As for the inhumane part. I personally don't see it and I think our prisons are little too nice currently, but I'm from a country that doesn't run for-profit prisons.
Or, alternatively, horrible over-engineering for only a very slight benefit (fewer guards), with huge externalized cost (prisoners feelings about living in such a concoction, fire safety).
The externalized cost doesn't seem so bad if you don't care about prisoners' feelings or if they die in a fire. Unfortunately, I think that mindset is probably more common, especially historically, than many realize.
Wanted to block the cookies on this website. After flipping about 20 of the pages off, I’ve noticed that the list contains probably more than a 100 3rd party websites. Nope, bye.
There's some kind of sickening scroll acceleration applied to this page, making it exceedingly frustrating to use with a magic mouse. Not surprised due to level of shit shoveled onto the site, but I have no idea why anybody would want to subject their users to this.
It feels like someone recreated the experience of a slippery ice floor from a platformer game in a webpage. It's amazing that they found something less pleasant to do on a webpage than the mouse-following-sparkles that used to be popular on people's geocities pages.
On my end I saw 40 things blocked which must have included both all ads, that cookie accept garbage, and any other nonsense. Ublock origin + firefox 71. Even scrolling seemed to be pretty normal on the normal page although its even nicer with one click to view in reader mode.
A quick look at the code: it appears that theres javascript keeping the top-bar "sticky" instead of good ol' CSS. So every time you scroll some new computation kicks in. The jerkiness may be the massive amount of computation thats taking over your browser.
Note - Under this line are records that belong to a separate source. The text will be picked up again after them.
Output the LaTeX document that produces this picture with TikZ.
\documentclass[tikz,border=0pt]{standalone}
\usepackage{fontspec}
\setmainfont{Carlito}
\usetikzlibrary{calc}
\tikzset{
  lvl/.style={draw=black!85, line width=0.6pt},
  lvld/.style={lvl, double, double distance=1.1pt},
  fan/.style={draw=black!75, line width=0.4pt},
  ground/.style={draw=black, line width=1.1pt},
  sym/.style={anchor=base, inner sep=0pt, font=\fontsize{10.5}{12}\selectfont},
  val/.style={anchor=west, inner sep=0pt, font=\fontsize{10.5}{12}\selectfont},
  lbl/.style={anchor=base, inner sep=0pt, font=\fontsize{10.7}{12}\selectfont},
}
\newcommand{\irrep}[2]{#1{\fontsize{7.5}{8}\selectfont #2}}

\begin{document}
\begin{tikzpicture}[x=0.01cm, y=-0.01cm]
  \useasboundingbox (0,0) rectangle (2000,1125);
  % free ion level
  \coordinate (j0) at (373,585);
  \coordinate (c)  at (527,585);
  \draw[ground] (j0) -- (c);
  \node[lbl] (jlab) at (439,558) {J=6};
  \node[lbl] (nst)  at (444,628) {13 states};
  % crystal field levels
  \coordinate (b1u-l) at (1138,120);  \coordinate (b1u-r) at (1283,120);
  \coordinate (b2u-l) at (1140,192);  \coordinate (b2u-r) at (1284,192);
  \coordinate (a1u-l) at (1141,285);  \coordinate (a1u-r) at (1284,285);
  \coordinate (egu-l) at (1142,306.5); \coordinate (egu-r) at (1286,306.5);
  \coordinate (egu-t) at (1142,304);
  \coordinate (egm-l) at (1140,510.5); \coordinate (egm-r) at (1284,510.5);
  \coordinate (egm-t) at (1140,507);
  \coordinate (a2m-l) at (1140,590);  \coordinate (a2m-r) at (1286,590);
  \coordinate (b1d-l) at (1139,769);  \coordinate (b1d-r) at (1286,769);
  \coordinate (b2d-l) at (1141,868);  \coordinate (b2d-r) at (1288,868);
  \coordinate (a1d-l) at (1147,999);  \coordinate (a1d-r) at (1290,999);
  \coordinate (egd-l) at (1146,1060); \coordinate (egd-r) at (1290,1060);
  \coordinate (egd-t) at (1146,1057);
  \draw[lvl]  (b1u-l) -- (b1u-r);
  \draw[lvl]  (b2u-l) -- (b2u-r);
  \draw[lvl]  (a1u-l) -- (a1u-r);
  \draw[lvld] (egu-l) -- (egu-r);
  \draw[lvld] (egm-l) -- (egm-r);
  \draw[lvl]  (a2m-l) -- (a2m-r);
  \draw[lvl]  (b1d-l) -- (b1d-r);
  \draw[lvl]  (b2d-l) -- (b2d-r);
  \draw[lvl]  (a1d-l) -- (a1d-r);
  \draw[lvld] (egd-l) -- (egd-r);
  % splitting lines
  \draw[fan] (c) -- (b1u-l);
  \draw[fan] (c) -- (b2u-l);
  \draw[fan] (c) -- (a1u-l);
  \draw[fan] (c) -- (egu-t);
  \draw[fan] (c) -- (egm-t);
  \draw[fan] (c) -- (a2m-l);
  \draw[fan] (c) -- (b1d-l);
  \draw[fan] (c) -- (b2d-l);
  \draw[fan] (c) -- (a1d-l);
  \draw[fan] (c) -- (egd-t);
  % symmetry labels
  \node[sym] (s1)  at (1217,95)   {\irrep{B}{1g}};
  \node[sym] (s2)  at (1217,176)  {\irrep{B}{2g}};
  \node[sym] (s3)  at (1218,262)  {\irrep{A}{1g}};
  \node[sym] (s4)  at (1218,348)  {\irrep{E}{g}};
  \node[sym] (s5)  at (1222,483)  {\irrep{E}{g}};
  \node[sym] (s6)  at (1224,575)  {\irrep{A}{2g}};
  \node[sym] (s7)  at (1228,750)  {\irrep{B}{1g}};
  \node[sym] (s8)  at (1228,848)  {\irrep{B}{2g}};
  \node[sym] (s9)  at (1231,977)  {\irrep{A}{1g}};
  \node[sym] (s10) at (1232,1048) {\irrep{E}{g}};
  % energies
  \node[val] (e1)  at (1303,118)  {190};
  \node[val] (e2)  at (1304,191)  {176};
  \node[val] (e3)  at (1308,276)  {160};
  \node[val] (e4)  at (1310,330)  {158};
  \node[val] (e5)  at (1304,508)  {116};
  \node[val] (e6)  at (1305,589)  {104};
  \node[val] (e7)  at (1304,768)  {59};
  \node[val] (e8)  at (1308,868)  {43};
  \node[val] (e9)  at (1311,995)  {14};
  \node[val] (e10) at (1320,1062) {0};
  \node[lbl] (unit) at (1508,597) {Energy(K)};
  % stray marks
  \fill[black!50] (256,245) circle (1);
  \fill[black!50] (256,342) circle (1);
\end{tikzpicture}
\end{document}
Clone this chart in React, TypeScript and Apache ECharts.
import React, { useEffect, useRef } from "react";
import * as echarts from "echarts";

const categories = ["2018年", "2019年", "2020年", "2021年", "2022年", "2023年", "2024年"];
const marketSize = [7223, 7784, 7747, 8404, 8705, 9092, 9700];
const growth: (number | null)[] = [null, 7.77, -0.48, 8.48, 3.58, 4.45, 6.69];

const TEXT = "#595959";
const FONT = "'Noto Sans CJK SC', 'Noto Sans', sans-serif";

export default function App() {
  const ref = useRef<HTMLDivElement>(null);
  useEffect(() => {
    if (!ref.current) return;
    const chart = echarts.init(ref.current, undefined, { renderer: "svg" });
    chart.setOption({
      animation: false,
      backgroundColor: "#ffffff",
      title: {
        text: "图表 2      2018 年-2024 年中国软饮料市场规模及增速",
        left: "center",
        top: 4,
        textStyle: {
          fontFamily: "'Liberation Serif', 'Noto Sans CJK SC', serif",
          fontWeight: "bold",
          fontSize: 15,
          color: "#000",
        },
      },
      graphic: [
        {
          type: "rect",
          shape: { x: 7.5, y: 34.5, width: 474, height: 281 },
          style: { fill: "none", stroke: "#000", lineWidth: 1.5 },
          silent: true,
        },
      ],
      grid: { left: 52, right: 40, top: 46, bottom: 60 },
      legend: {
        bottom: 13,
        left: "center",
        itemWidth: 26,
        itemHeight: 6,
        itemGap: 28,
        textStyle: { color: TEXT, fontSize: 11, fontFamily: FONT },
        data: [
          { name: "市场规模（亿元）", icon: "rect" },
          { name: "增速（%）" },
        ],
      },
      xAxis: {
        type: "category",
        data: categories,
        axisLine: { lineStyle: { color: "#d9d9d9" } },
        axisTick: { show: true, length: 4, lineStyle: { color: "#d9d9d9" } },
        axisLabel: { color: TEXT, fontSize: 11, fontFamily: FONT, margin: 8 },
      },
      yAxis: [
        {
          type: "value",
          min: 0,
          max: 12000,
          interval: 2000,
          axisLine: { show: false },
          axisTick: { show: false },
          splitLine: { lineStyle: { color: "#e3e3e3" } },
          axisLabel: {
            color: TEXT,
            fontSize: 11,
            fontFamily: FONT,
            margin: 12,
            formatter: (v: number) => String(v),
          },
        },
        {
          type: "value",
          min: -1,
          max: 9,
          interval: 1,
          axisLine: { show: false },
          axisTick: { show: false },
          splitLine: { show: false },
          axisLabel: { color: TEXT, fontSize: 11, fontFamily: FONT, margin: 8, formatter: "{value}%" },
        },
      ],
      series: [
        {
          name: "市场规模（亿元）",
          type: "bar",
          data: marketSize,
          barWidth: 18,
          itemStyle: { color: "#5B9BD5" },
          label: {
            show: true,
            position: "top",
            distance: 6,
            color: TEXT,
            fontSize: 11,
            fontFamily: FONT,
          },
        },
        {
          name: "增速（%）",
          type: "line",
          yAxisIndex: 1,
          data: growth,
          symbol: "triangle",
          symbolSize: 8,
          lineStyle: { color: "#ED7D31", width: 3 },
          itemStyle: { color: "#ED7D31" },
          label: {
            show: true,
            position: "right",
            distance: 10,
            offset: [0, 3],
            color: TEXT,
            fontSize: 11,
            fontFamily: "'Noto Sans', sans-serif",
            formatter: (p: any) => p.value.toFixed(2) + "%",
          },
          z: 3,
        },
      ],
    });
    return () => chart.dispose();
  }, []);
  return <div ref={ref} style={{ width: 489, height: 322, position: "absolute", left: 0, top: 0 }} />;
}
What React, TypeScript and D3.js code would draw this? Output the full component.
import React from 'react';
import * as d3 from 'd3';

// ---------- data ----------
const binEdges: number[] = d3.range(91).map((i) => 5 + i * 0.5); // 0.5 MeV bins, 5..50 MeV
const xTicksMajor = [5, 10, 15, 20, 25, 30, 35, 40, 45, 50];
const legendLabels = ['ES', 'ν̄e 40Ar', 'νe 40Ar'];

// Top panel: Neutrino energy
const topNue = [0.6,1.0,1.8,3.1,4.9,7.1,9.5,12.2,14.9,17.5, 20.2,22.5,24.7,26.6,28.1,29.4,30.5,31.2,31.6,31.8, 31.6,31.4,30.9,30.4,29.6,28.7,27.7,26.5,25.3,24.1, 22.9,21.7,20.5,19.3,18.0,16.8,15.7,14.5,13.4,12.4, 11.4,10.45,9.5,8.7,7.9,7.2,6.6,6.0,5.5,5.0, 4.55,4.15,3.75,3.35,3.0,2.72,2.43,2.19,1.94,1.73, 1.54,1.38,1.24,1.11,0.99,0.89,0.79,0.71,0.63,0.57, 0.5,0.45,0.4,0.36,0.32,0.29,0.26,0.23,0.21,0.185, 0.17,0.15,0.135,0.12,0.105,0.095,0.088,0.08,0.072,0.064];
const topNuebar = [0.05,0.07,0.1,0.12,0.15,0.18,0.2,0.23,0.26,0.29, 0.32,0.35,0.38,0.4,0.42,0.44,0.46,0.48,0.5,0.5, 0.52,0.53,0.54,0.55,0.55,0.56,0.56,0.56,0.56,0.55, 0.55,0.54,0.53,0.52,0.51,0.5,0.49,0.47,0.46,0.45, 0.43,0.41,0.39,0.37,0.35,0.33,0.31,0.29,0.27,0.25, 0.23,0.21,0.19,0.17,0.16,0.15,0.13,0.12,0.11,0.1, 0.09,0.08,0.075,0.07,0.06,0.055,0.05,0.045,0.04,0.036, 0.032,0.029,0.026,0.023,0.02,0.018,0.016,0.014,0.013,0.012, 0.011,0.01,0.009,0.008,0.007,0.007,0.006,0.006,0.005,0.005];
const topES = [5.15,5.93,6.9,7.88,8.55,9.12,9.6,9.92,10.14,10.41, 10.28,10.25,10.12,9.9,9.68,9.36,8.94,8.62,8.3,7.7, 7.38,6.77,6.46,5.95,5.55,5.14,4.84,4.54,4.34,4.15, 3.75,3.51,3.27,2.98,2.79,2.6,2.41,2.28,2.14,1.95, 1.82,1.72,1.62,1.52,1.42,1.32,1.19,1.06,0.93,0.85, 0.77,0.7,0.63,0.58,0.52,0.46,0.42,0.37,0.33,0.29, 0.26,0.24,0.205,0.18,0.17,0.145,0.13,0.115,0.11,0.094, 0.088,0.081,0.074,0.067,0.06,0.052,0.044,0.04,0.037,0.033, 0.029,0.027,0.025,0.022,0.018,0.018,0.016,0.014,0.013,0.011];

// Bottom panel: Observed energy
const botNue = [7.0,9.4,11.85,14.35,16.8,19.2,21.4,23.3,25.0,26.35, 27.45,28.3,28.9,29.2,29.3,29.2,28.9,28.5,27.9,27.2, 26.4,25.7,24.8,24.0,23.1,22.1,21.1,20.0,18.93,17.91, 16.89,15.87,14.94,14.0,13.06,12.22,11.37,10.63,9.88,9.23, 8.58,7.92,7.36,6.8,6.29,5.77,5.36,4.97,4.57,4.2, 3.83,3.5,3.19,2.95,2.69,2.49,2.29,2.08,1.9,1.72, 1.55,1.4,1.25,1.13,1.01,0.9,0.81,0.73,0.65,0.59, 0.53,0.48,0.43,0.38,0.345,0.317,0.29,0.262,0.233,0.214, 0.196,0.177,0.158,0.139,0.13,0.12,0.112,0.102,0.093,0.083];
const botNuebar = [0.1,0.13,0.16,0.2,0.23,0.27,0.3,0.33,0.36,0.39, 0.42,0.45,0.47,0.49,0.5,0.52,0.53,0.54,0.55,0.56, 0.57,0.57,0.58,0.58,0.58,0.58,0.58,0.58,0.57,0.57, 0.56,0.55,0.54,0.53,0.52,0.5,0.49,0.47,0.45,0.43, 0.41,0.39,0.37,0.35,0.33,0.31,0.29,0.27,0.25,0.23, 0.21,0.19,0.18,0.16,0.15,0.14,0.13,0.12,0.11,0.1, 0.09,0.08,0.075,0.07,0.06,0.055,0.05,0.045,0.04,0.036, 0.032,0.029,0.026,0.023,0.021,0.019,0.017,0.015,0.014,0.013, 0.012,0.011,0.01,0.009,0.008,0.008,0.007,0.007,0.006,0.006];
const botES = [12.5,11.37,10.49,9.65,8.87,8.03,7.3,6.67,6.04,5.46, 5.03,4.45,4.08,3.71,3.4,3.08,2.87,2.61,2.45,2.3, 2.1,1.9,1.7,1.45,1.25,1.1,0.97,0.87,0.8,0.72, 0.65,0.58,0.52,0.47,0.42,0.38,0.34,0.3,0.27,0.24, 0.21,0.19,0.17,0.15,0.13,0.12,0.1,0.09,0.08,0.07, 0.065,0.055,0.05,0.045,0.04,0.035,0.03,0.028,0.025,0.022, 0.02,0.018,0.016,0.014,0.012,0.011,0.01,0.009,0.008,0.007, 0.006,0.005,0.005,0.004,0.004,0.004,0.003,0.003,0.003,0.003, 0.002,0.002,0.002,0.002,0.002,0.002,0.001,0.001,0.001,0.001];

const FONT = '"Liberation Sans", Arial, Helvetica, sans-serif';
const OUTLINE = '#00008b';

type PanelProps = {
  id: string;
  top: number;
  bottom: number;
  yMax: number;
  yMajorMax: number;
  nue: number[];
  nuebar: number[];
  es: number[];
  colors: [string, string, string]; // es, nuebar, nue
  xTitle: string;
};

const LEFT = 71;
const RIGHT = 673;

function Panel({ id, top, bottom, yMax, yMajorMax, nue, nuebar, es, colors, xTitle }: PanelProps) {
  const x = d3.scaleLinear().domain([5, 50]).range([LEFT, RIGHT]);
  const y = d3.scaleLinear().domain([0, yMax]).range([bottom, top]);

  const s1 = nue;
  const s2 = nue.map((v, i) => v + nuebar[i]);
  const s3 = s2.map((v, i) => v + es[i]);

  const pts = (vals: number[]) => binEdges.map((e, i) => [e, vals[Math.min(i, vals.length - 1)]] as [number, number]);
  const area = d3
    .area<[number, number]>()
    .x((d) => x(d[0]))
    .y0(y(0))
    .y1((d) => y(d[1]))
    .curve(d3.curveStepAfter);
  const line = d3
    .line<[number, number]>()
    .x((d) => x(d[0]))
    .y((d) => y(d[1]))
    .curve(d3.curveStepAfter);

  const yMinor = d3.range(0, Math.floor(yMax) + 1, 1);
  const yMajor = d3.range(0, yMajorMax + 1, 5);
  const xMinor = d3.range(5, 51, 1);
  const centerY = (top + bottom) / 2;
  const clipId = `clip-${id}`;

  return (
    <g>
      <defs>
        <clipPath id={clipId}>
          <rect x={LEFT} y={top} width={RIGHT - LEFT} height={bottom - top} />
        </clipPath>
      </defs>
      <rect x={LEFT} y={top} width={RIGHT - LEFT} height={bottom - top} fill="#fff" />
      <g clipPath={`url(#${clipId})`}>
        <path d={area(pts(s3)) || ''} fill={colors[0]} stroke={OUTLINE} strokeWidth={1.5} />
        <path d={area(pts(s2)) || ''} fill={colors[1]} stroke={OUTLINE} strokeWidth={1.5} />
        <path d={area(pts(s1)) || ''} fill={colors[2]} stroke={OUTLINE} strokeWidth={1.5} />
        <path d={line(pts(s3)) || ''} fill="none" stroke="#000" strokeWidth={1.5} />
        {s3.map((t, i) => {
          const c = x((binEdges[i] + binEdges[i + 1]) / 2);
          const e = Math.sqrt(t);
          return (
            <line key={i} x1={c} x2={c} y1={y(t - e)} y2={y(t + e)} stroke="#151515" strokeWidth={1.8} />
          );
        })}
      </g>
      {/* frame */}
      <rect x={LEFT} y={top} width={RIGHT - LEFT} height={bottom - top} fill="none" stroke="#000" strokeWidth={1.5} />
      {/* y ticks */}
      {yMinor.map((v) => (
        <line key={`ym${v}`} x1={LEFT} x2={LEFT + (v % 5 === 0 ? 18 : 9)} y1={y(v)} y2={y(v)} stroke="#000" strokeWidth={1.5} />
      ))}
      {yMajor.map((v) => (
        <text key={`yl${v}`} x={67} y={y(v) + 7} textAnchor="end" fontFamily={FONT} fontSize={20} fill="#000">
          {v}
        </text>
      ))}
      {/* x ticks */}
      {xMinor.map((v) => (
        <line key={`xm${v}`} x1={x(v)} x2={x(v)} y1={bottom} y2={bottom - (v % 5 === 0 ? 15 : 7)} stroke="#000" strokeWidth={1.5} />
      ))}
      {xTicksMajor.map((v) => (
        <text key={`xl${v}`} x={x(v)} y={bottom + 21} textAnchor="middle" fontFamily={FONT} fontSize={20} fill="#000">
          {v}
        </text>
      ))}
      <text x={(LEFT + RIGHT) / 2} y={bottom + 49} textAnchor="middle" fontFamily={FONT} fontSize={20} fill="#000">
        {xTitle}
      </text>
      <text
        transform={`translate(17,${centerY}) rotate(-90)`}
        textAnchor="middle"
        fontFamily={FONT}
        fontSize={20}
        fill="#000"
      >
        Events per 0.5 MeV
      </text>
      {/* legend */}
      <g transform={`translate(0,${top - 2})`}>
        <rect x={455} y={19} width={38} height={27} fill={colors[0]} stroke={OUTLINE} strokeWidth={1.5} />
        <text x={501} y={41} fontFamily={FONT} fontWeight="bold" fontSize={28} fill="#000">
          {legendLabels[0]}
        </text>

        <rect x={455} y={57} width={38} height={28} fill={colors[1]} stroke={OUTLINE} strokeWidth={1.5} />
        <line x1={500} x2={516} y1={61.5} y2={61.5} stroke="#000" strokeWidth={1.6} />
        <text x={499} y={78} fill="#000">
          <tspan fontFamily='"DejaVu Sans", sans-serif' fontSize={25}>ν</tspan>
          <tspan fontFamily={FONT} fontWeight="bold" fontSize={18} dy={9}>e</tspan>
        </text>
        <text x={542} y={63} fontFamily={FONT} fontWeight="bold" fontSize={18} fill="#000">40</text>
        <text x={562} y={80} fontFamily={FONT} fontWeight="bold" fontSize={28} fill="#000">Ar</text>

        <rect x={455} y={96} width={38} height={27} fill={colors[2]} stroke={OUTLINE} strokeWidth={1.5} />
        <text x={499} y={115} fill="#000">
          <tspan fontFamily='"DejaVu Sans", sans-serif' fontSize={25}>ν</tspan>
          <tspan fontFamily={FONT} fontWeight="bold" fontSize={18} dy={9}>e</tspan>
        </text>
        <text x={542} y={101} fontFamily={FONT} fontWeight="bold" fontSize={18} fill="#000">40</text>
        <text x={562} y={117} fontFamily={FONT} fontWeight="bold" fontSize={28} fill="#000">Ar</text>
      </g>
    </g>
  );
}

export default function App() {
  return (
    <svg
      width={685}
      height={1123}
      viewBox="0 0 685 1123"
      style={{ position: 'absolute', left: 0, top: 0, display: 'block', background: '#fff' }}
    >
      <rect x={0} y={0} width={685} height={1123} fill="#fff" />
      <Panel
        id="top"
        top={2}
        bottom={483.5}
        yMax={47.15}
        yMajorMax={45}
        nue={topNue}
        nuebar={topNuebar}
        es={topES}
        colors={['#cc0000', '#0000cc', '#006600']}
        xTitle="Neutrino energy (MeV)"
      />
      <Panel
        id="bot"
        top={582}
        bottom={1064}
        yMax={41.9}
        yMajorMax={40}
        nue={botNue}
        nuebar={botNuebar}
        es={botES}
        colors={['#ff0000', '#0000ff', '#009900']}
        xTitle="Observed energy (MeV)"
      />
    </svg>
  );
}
Im by no means an expert on web stuff - so this is just my guess.
Interesting, I've seen another site a few weeks ago that seemed odd when scrolling too. I think they are a great company with a decent product, but this is a turnoff. I was thinking of contacting them but felt a waste of time since probably whoever I contact would go to someone that isn't a web developer and just feel like it'd go nowhere to improve their site. Especially if it only happens on Mac, and they are using another OS as was wondering if the site did it on other platforms or even browsers too.
I visited the site at work and it brought vanilla Chrome to its knees. There is just an obscene amount of garbage that loads (and continues to load) on that page. Phew.